● **TASK**: Among the entries below, one stretch runs from the line that contains "Clone this chart in matplotlib." through the line that contains "ha='center', va='bottom', fontsize=17.5, color=TXT)". Repeat that stretch exactly, ends included, and only that.
-.-.-
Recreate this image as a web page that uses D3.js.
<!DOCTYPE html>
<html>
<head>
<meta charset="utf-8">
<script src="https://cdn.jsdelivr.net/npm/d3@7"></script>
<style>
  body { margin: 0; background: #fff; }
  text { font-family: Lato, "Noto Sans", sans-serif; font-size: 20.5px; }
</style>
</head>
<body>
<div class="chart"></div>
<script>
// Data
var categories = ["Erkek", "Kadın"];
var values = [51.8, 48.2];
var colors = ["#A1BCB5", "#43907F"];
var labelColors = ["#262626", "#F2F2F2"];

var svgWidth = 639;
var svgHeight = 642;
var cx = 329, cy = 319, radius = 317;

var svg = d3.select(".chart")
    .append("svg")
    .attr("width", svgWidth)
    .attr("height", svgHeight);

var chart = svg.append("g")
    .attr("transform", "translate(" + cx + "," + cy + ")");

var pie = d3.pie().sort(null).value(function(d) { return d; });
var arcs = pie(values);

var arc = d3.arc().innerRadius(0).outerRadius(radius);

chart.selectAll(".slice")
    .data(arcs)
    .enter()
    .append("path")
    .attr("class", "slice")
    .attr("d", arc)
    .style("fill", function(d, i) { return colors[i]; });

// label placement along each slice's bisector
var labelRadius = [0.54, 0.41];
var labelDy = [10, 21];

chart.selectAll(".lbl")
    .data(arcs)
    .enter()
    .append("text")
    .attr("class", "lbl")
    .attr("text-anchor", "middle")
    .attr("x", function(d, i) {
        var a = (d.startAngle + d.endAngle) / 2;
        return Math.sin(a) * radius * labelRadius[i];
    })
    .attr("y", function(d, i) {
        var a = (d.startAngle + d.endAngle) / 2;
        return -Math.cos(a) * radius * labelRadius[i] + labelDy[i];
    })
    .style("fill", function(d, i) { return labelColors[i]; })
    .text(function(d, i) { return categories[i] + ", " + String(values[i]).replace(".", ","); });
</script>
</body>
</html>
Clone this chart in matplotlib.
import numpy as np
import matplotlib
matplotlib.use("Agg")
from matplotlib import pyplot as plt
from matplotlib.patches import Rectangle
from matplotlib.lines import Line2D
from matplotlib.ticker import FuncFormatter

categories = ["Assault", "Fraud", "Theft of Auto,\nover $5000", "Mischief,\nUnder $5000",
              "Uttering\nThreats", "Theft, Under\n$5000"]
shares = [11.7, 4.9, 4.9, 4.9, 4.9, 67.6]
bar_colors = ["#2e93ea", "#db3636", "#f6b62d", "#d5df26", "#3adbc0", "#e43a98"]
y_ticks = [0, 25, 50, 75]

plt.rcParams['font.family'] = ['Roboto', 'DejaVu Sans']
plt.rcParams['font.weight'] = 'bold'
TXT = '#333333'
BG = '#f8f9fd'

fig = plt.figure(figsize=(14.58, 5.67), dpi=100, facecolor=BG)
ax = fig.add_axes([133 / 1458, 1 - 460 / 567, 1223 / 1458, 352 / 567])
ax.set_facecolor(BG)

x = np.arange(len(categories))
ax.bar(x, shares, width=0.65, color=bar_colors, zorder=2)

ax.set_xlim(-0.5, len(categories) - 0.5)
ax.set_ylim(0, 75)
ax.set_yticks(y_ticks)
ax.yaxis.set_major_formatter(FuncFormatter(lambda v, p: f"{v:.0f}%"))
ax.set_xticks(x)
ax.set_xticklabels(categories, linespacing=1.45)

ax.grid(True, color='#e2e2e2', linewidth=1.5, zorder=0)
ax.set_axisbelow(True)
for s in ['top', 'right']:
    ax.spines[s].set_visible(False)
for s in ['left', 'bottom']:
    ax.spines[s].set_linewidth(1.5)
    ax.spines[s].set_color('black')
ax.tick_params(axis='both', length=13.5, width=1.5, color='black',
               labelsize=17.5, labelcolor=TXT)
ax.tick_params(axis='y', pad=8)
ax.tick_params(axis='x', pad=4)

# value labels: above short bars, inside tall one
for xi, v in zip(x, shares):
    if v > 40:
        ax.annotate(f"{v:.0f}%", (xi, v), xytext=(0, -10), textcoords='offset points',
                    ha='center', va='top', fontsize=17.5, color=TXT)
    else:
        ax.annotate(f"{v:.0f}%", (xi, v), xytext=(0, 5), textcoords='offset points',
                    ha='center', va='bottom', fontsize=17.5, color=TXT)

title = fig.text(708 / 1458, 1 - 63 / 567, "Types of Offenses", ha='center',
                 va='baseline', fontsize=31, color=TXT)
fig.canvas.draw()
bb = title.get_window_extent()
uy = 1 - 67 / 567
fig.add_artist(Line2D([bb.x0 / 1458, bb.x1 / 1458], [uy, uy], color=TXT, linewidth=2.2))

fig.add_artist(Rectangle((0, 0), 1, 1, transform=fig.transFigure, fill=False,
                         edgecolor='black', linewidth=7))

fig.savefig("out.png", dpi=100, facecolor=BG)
-.-.-
● **CORRECT OUTPUT**:
Clone this chart in matplotlib.
import numpy as np
import matplotlib
matplotlib.use("Agg")
from matplotlib import pyplot as plt
from matplotlib.patches import Rectangle
from matplotlib.lines import Line2D
from matplotlib.ticker import FuncFormatter

categories = ["Assault", "Fraud", "Theft of Auto,\nover $5000", "Mischief,\nUnder $5000",
              "Uttering\nThreats", "Theft, Under\n$5000"]
shares = [11.7, 4.9, 4.9, 4.9, 4.9, 67.6]
bar_colors = ["#2e93ea", "#db3636", "#f6b62d", "#d5df26", "#3adbc0", "#e43a98"]
y_ticks = [0, 25, 50, 75]

plt.rcParams['font.family'] = ['Roboto', 'DejaVu Sans']
plt.rcParams['font.weight'] = 'bold'
TXT = '#333333'
BG = '#f8f9fd'

fig = plt.figure(figsize=(14.58, 5.67), dpi=100, facecolor=BG)
ax = fig.add_axes([133 / 1458, 1 - 460 / 567, 1223 / 1458, 352 / 567])
ax.set_facecolor(BG)

x = np.arange(len(categories))
ax.bar(x, shares, width=0.65, color=bar_colors, zorder=2)

ax.set_xlim(-0.5, len(categories) - 0.5)
ax.set_ylim(0, 75)
ax.set_yticks(y_ticks)
ax.yaxis.set_major_formatter(FuncFormatter(lambda v, p: f"{v:.0f}%"))
ax.set_xticks(x)
ax.set_xticklabels(categories, linespacing=1.45)

ax.grid(True, color='#e2e2e2', linewidth=1.5, zorder=0)
ax.set_axisbelow(True)
for s in ['top', 'right']:
    ax.spines[s].set_visible(False)
for s in ['left', 'bottom']:
    ax.spines[s].set_linewidth(1.5)
    ax.spines[s].set_color('black')
ax.tick_params(axis='both', length=13.5, width=1.5, color='black',
               labelsize=17.5, labelcolor=TXT)
ax.tick_params(axis='y', pad=8)
ax.tick_params(axis='x', pad=4)

# value labels: above short bars, inside tall one
for xi, v in zip(x, shares):
    if v > 40:
        ax.annotate(f"{v:.0f}%", (xi, v), xytext=(0, -10), textcoords='offset points',
                    ha='center', va='top', fontsize=17.5, color=TXT)
    else:
        ax.annotate(f"{v:.0f}%", (xi, v), xytext=(0, 5), textcoords='offset points',
                    ha='center', va='bottom', fontsize=17.5, color=TXT)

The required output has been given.